Toronto franchise lawyer Ben Hanuka, chairman of the joint subcommittee on franchising for the Ontario Bar Association, says he thinks it's about time the Liberals brought forward new legislation.
Some franchisors are not giving adequate disclosure, and franchisees who have already invested a life's savings at the age of 40 or 50 are having to spend $50,000 to $100,000 to enforce their rights under franchise law to rescind their contracts and recover payments. In some cases, the franchisor will not have the money to refund payments, or to compensate the franchisee for his legal costs to win a judgment.
"When a franchisee files a notice of rescission, the franchisor says: `Sue me'," Hanuka said. "If the franchisor is bad enough not to give you a disclosure document to begin with, most likely he will not refund the money,'' as we have seen with 3 for 1 Pizza & Wings (Canada) Inc. and Pizza One Group Inc.
The Toronto Star reported this week that former franchisees are waiting to collect about $1.1 million in court awards, plus legal costs and interest, from Reza (Anthony) Solhi of Richmond Hill, his former 3 for 1 Pizza franchise chain and related companies.
Meanwhile, Solhi and his family are facing a new string of lawsuits and default judgments and a police investigation at Pizza One, the first of three new franchise operations they have marketed from offices in Thornhill since 2004."
Would a regulator have helped Solhi and his family?
Well, no, no and maybe.
Here is a summary of what I believe about prospective franchisees and business opportunties investors and their due diligence.
1. Nobody pays for bad news: due diligence from a lawyer, government agency or other agency is designed to produce bad news about a franchise opportunity. Anyone that skeptical about the opportunity doesn't need to pay for the information. The person that needs the information won't pay
for it. This a psychological truth that is well known to franchise lawyers.
2. The cost of serious due diligence on a franchise is about $3000 - $3500, out of the reach for the ordinary franchisee. But this is affordable if 10 or more prospective franchisees wanted the same due diligence.
3. A large part of the high cost of due diligence is: a) the unavailability of the franchisor's disclosure documents, unlike for example in Calforinia where there is a free public accessible site to review UFOC's, b) franchisees looking for confirmation of their views, see for example the many posts on the franchise-chat forum after they are hooked on the concept, and c) the relative inexperience of most general lawyers to adequately review a franchise agreement.

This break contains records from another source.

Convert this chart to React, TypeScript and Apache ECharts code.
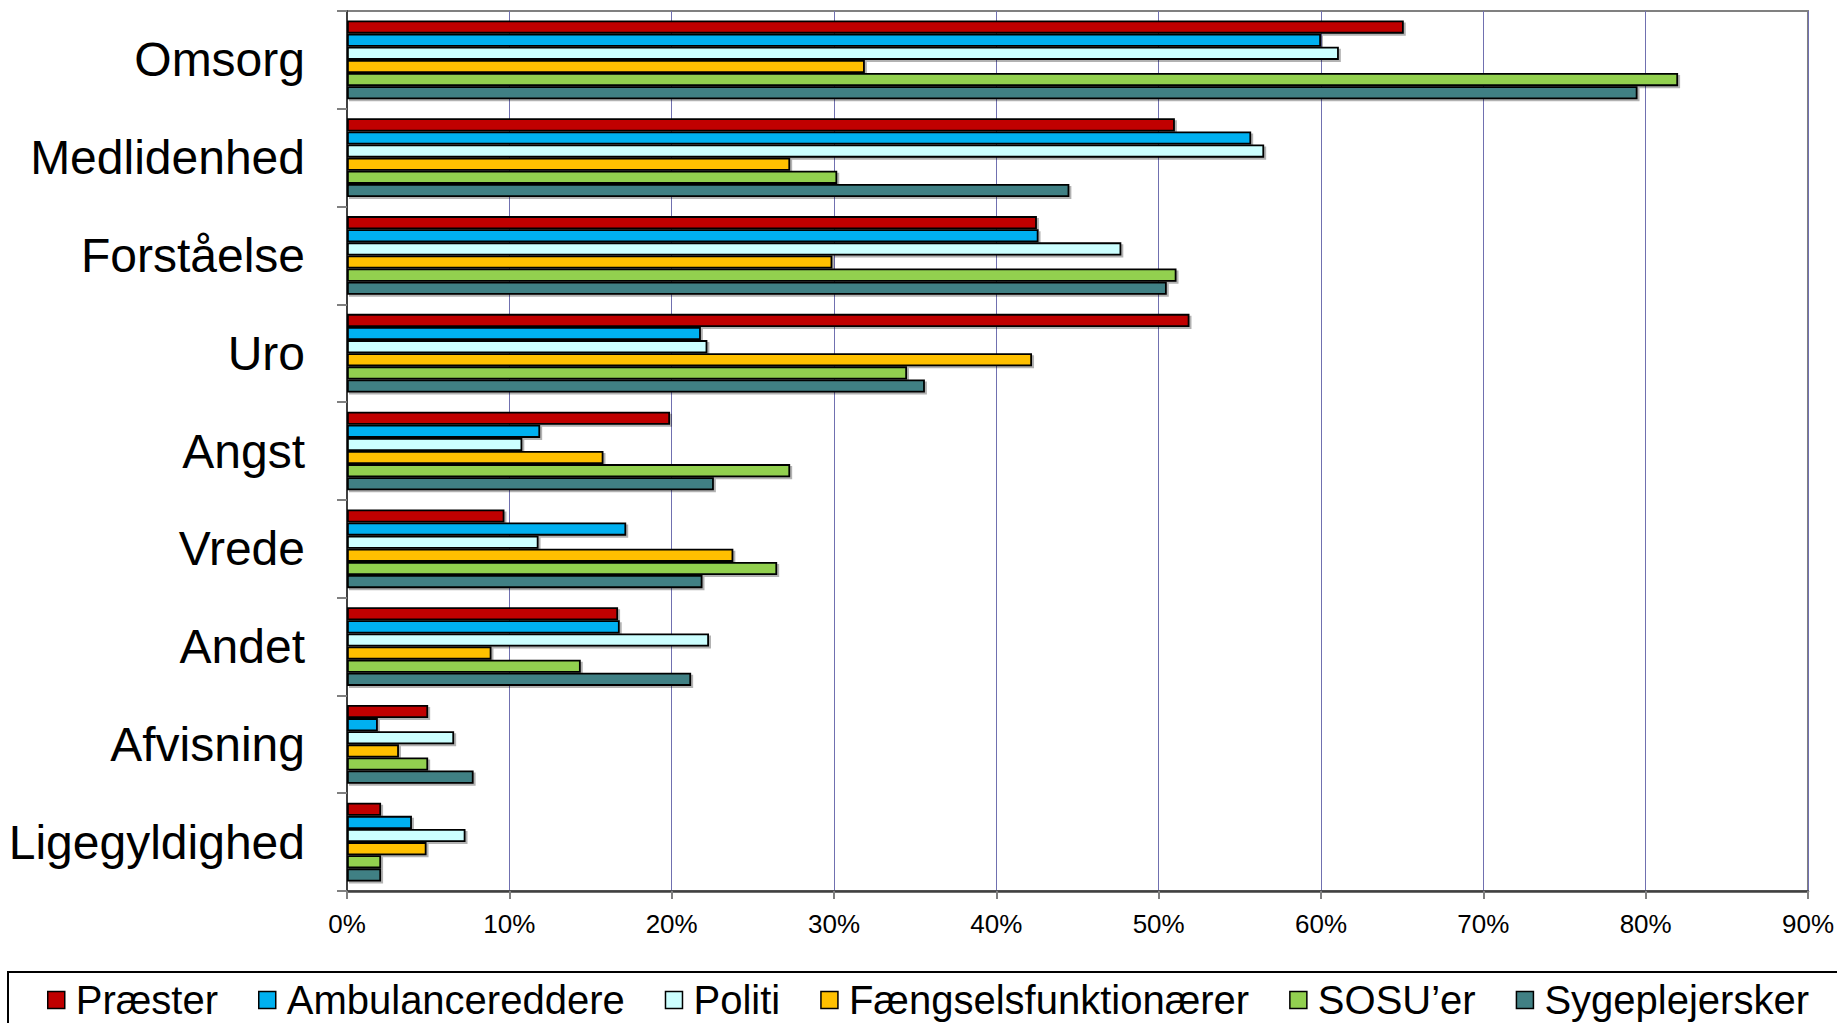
import React, { useEffect, useRef } from "react";
import * as echarts from "echarts";

const categories = ["Omsorg", "Medlidenhed", "Forståelse", "Uro", "Angst", "Vrede", "Andet", "Afvisning", "Ligegyldighed"];
const seriesNames = ["Præster", "Ambulancereddere", "Politi", "Fængselsfunktionærer", "SOSU’er", "Sygeplejersker"];
const praester = [65.1, 51.0, 42.5, 51.9, 19.9, 9.7, 16.7, 5.0, 2.1];
const ambulance = [60.0, 55.7, 42.6, 21.8, 11.9, 17.2, 16.8, 1.9, 4.0];
const politi = [61.1, 56.5, 47.7, 22.2, 10.8, 11.8, 22.3, 6.6, 7.3];
const faengsel = [31.9, 27.3, 29.9, 42.2, 15.8, 23.8, 8.9, 3.2, 4.9];
const sosu = [82.0, 30.2, 51.1, 34.5, 27.3, 26.5, 14.4, 5.0, 2.1];
const sygepl = [79.5, 44.5, 50.5, 35.6, 22.6, 21.9, 21.2, 7.8, 2.1];
const xTicks = { min: 0, max: 90, interval: 10 };
const colors = ["#C00000", "#00B0F0", "#CCFFFF", "#FFC000", "#92D050", "#418084"];

const FONT = "'Liberation Sans', Arial, sans-serif";

export default function App() {
  const ref = useRef<HTMLDivElement>(null);
  useEffect(() => {
    if (!ref.current) return;
    const chart = echarts.init(ref.current, undefined, { renderer: "svg" });
    const data = [praester, ambulance, politi, faengsel, sosu, sygepl];
    chart.setOption({
      animation: false,
      backgroundColor: "#fff",
      textStyle: { fontFamily: FONT },
      grid: {
        left: 347,
        right: 29,
        top: 11,
        bottom: 132,
        show: true,
        borderColor: "#808080",
        borderWidth: 2,
        backgroundColor: "transparent",
      },
      legend: {
        left: 42,
        top: 975,
        itemWidth: 17,
        itemHeight: 17,
        itemGap: 40,
        icon: "rect",
        itemStyle: { borderColor: "#000", borderWidth: 1.5 },
        textStyle: { fontFamily: FONT, fontSize: 40, color: "#000", lineHeight: 40, padding: [0, 0, 0, 6] },
        data: seriesNames,
      },
      xAxis: {
        type: "value",
        min: xTicks.min,
        max: xTicks.max,
        interval: xTicks.interval,
        axisLine: { show: true, lineStyle: { color: "#404040", width: 2.5 } },
        axisTick: { show: true, length: 8, lineStyle: { color: "#808080", width: 2 } },
        axisLabel: { formatter: "{value}%", fontSize: 26, color: "#000", margin: 20, fontFamily: FONT },
        splitLine: { show: true, lineStyle: { color: "#7070B0", width: 1 } },
      },
      yAxis: {
        type: "category",
        data: categories,
        inverse: true,
        axisLine: { show: true, lineStyle: { color: "#404040", width: 2 } },
        axisTick: { show: true, length: 10, lineStyle: { color: "#808080", width: 2 } },
        axisLabel: { fontSize: 48, color: "#000", margin: 42, fontFamily: FONT },
      },
      graphic: [
        {
          type: "rect",
          shape: { x: 8, y: 972, width: 1900, height: 120 },
          style: { fill: "none", stroke: "#000", lineWidth: 2 },
          silent: true,
        },
      ],
      series: seriesNames.map((name, i) => ({
        name,
        type: "bar",
        data: data[i],
        barGap: "0%",
        barCategoryGap: "19.5%",
        itemStyle: {
          color: colors[i],
          borderColor: "#000",
          borderWidth: 1.8,
          shadowColor: "rgba(0,0,0,0.3)",
          shadowOffsetX: 2,
          shadowOffsetY: 2,
          shadowBlur: 0,
        },
      })),
    });
    return () => chart.dispose();
  }, []);
  return <div ref={ref} style={{ position: "fixed", left: 0, top: 0, width: 1837, height: 1023 }} />;
}
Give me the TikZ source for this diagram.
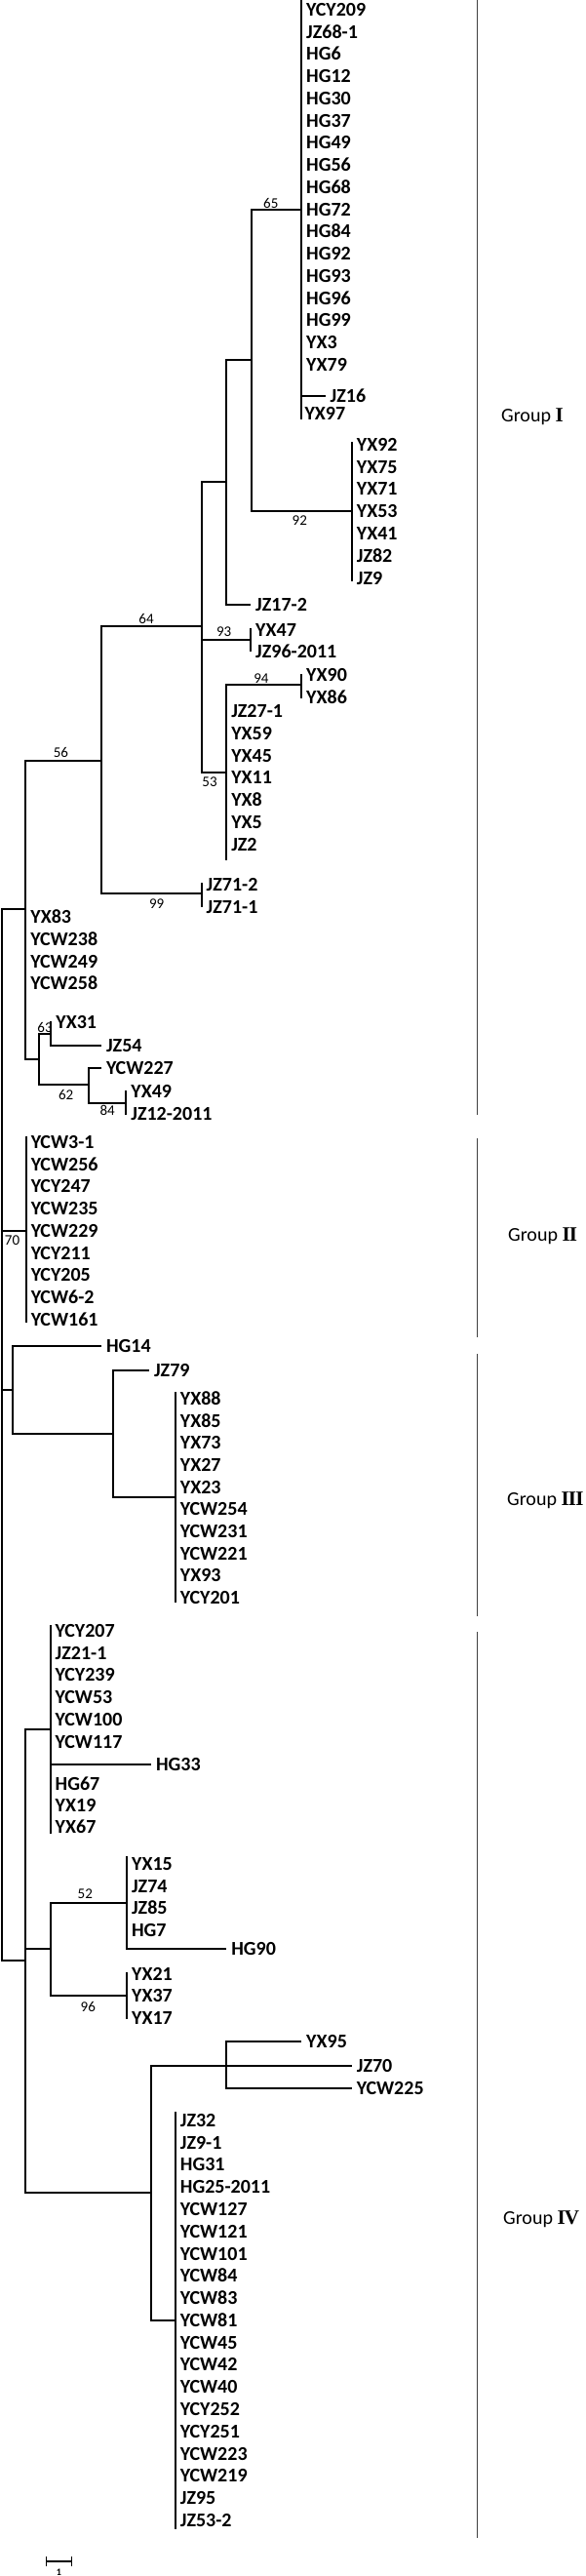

In conclusion, prospective franchisees will be better served if
a) the cost of serious due diligence on a franchise was equivalent to the cost of a home inspection -a loss you could walk away from- and;
b) the general bar could afford the equivalent of title insurance when reviewing a franchise agreement for their client - a standardized list of what could go wrong in the contract, such as the American Association of Franchisees and Dealers Fair Franchising Standards, which can be accessed
here.
Finally, what should be the role of the both the provincial and federal government? No regulator can provide a substitute for individual due diligence and it is folly to believe otherwise. None of the active state securities regulators on franchise opportunities believe that they are substituting their skill for individual due diligence.
But, one step that the either government could undertake, with no changes to either the Franchise Disclosure Act or the Competition Act, would be to monitor franchise and business opportunities trade shows to see that the participants actually have a real disclosure document. The State of Florida routinely does this with trade shows in Florida; trade show promoters may be liable for misleading advertising otherwise.